Air traffic controllers have been working under these imposed work rules for two years this month. According to the Wall Street Journal, “[T]he FAA imposed contract terms on the union after negotiators failed to reach a deal on pay and working conditions. The FAA ended up imposing significant pay cuts for new controllers and froze salaries of others, along with setting new work rules.” (For more on this, see the controllers’ union and ATC blogs like Get the Flick and The FAA Follies.) Obama’s legislation would have required the FAA to give in and submit to neutral, binding arbitration in its negotiations with the controllers, as the work rules would never have made it past a Democratic Congress (or even perhaps a Republican one — remember, aviation issues don’t break down evenly along party lines).
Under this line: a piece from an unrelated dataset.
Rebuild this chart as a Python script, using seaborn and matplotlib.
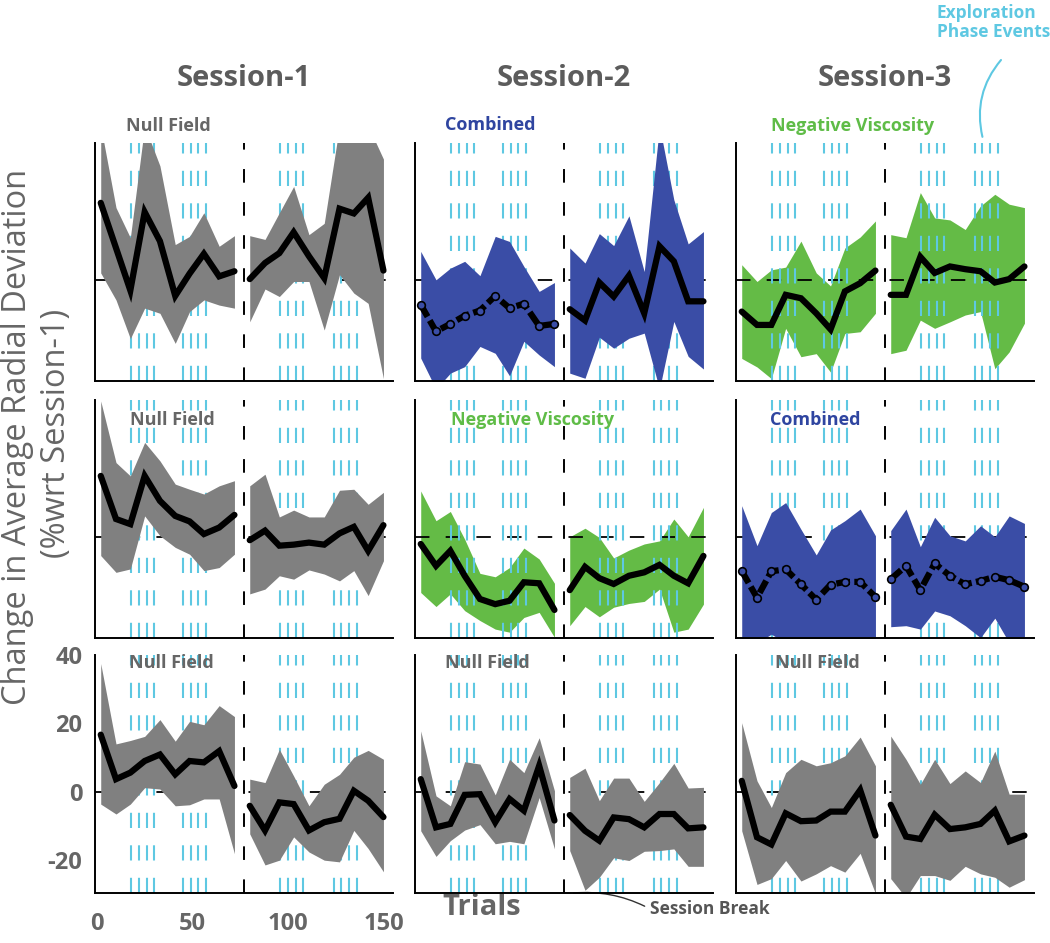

Two years ago, Senator Obama introduced the “FAA Fair Labor Management Dispute Resolution Act of 2006” in an effort to halt what ended up being a relentless march by the FAA to destroy the collective bargaining process.
Obama’s bill sought to replace the FAA Administrator’s arbitrary authority with neutral binding arbitration in the case of an impasse in labor-management negotiations, something NATCA still seeks in 2008. . . .
Even in 2006, Obama knew that if the FAA imposed work and pay rules on controllers, the consequences would be dire, saying it would “lead to an erosion of talent at the agency with vital, retirement-eligible air traffic controllers interpreting such agency action as an invitation to retire,” and “will make recruiting needed replacement employees that much more difficult.”
He was right on both counts.
Obama’s support of air traffic controllers goes along with his detailed aviation policy plan, which, while it evinces little creative thinking about the challenges facing U.S. aviation in the coming years, indicates that he realizes what an important priority aviation issues ought to have on our national agenda — and that he has a plan to address the problems of today.